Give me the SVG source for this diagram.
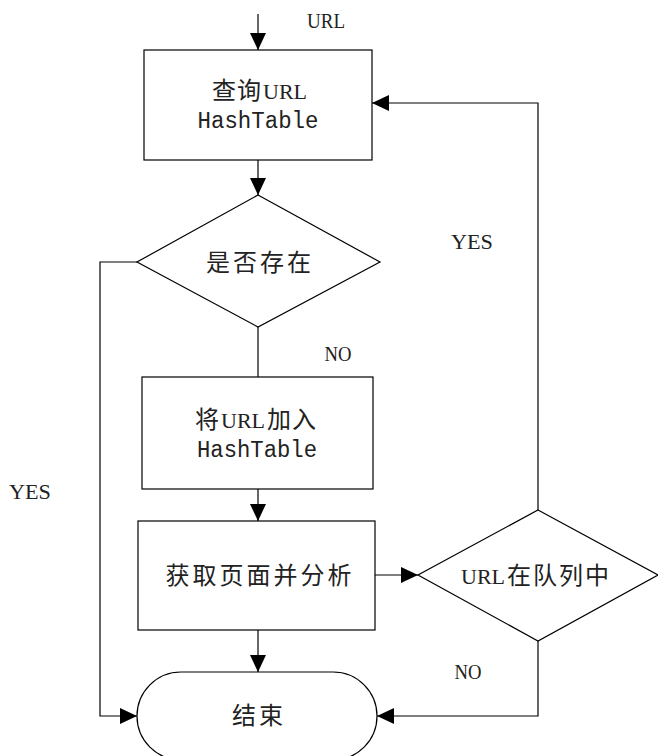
<svg xmlns="http://www.w3.org/2000/svg" width="658" height="756" viewBox="0 0 658 756">
<style>
.s{fill:#fff;stroke:#000;stroke-width:1.2}
.c{fill:none;stroke:#000;stroke-width:1.2}
.t{font-family:"Liberation Serif",serif;font-size:21px;fill:#222;text-anchor:middle}
.z{font-family:"Noto Sans CJK SC",sans-serif;font-size:24px;fill:#222;text-anchor:middle;letter-spacing:3px}
.k{font-family:"Noto Sans CJK SC",sans-serif;font-size:24px;fill:#222;letter-spacing:1px}
.u{font-family:"Liberation Serif",serif;font-size:22px;fill:#222}
.m{font-family:"Liberation Mono",monospace;font-size:23px;fill:#222;text-anchor:middle}
</style>
<defs>
<marker id="a" markerWidth="17" markerHeight="16" refX="17" refY="8" orient="auto" markerUnits="userSpaceOnUse">
<path d="M0,0 L17,8 L0,16 Z" fill="#000"/>
</marker>
</defs>
<g id="connectors">
<line class="c" x1="258" y1="14" x2="258" y2="50" marker-end="url(#a)"/>
<line class="c" x1="258" y1="160" x2="258" y2="195" marker-end="url(#a)"/>
<line class="c" x1="258" y1="327" x2="258" y2="377"/>
<line class="c" x1="258" y1="489" x2="258" y2="521" marker-end="url(#a)"/>
<line class="c" x1="258" y1="630" x2="258" y2="672" marker-end="url(#a)"/>
<line class="c" x1="375" y1="575" x2="418" y2="575" marker-end="url(#a)"/>
<polyline class="c" points="137,262 100,262 100,716 137,716" marker-end="url(#a)"/>
<polyline class="c" points="538,641 538,716 377,716" marker-end="url(#a)"/>
<polyline class="c" points="538,510 538,103 372,103" marker-end="url(#a)"/>
<text class="t" x="326" y="28" textLength="38" lengthAdjust="spacingAndGlyphs">URL</text>
<text class="t" x="472" y="249" textLength="42" lengthAdjust="spacingAndGlyphs">YES</text>
<text class="t" x="338" y="361" textLength="27" lengthAdjust="spacingAndGlyphs">NO</text>
<text class="t" x="30" y="499" textLength="42" lengthAdjust="spacingAndGlyphs">YES</text>
<text class="t" x="468" y="679" textLength="27" lengthAdjust="spacingAndGlyphs">NO</text>
</g>
<g id="query">
<rect class="s" x="144" y="50" width="228" height="110"/>
<text class="k" x="212" y="99">查询</text>
<text class="u" x="263" y="99">URL</text>
<text class="m" x="258" y="128" textLength="121" lengthAdjust="spacingAndGlyphs">HashTable</text>
</g>
<g id="exists">
<polygon class="s" points="258,195 380,262 258,327 137,262"/>
<text class="z" x="260" y="271">是否存在</text>
</g>
<g id="add">
<rect class="s" x="142" y="377" width="231" height="112"/>
<text class="k" x="195" y="428">将</text>
<text class="u" x="221" y="428">URL</text>
<text class="k" x="267" y="428">加入</text>
<text class="m" x="257" y="457" textLength="120" lengthAdjust="spacingAndGlyphs">HashTable</text>
</g>
<g id="fetch">
<rect class="s" x="138" y="521" width="237" height="109"/>
<text class="z" x="260" y="584">获取页面并分析</text>
</g>
<g id="inqueue">
<polygon class="s" points="538,510 658,575 538,641 418,575"/>
<text class="u" x="461" y="584">URL</text>
<text class="k" x="507" y="584" style="letter-spacing:2px">在队列中</text>
</g>
<g id="end">
<rect class="s" x="137" y="672" width="240" height="88" rx="44" ry="44"/>
<text class="z" x="259" y="724">结束</text>
</g>
</svg>
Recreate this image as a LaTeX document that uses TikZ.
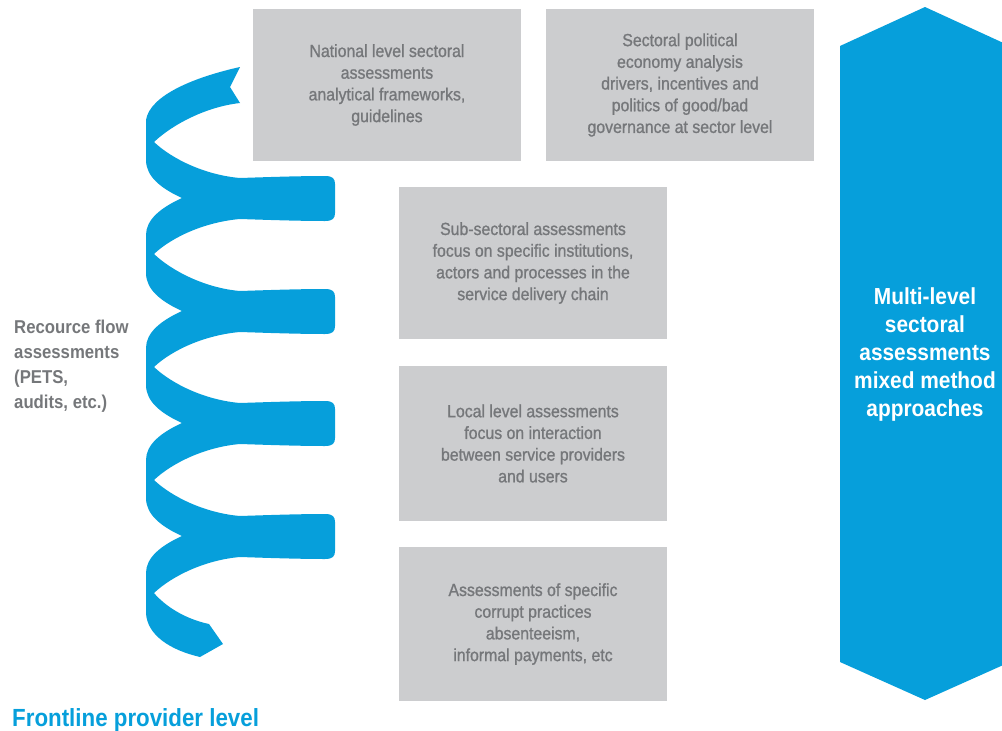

### What to work on
Write out the entries above verbatim; the pictures do not belong in your copy.

### Problem solution
Give me the SVG source for this diagram.
<svg xmlns="http://www.w3.org/2000/svg" width="658" height="756" viewBox="0 0 658 756">
<style>
.s{fill:#fff;stroke:#000;stroke-width:1.2}
.c{fill:none;stroke:#000;stroke-width:1.2}
.t{font-family:"Liberation Serif",serif;font-size:21px;fill:#222;text-anchor:middle}
.z{font-family:"Noto Sans CJK SC",sans-serif;font-size:24px;fill:#222;text-anchor:middle;letter-spacing:3px}
.k{font-family:"Noto Sans CJK SC",sans-serif;font-size:24px;fill:#222;letter-spacing:1px}
.u{font-family:"Liberation Serif",serif;font-size:22px;fill:#222}
.m{font-family:"Liberation Mono",monospace;font-size:23px;fill:#222;text-anchor:middle}
</style>
<defs>
<marker id="a" markerWidth="17" markerHeight="16" refX="17" refY="8" orient="auto" markerUnits="userSpaceOnUse">
<path d="M0,0 L17,8 L0,16 Z" fill="#000"/>
</marker>
</defs>
<g id="connectors">
<line class="c" x1="258" y1="14" x2="258" y2="50" marker-end="url(#a)"/>
<line class="c" x1="258" y1="160" x2="258" y2="195" marker-end="url(#a)"/>
<line class="c" x1="258" y1="327" x2="258" y2="377"/>
<line class="c" x1="258" y1="489" x2="258" y2="521" marker-end="url(#a)"/>
<line class="c" x1="258" y1="630" x2="258" y2="672" marker-end="url(#a)"/>
<line class="c" x1="375" y1="575" x2="418" y2="575" marker-end="url(#a)"/>
<polyline class="c" points="137,262 100,262 100,716 137,716" marker-end="url(#a)"/>
<polyline class="c" points="538,641 538,716 377,716" marker-end="url(#a)"/>
<polyline class="c" points="538,510 538,103 372,103" marker-end="url(#a)"/>
<text class="t" x="326" y="28" textLength="38" lengthAdjust="spacingAndGlyphs">URL</text>
<text class="t" x="472" y="249" textLength="42" lengthAdjust="spacingAndGlyphs">YES</text>
<text class="t" x="338" y="361" textLength="27" lengthAdjust="spacingAndGlyphs">NO</text>
<text class="t" x="30" y="499" textLength="42" lengthAdjust="spacingAndGlyphs">YES</text>
<text class="t" x="468" y="679" textLength="27" lengthAdjust="spacingAndGlyphs">NO</text>
</g>
<g id="query">
<rect class="s" x="144" y="50" width="228" height="110"/>
<text class="k" x="212" y="99">查询</text>
<text class="u" x="263" y="99">URL</text>
<text class="m" x="258" y="128" textLength="121" lengthAdjust="spacingAndGlyphs">HashTable</text>
</g>
<g id="exists">
<polygon class="s" points="258,195 380,262 258,327 137,262"/>
<text class="z" x="260" y="271">是否存在</text>
</g>
<g id="add">
<rect class="s" x="142" y="377" width="231" height="112"/>
<text class="k" x="195" y="428">将</text>
<text class="u" x="221" y="428">URL</text>
<text class="k" x="267" y="428">加入</text>
<text class="m" x="257" y="457" textLength="120" lengthAdjust="spacingAndGlyphs">HashTable</text>
</g>
<g id="fetch">
<rect class="s" x="138" y="521" width="237" height="109"/>
<text class="z" x="260" y="584">获取页面并分析</text>
</g>
<g id="inqueue">
<polygon class="s" points="538,510 658,575 538,641 418,575"/>
<text class="u" x="461" y="584">URL</text>
<text class="k" x="507" y="584" style="letter-spacing:2px">在队列中</text>
</g>
<g id="end">
<rect class="s" x="137" y="672" width="240" height="88" rx="44" ry="44"/>
<text class="z" x="259" y="724">结束</text>
</g>
</svg>
Recreate this image as a LaTeX document that uses TikZ.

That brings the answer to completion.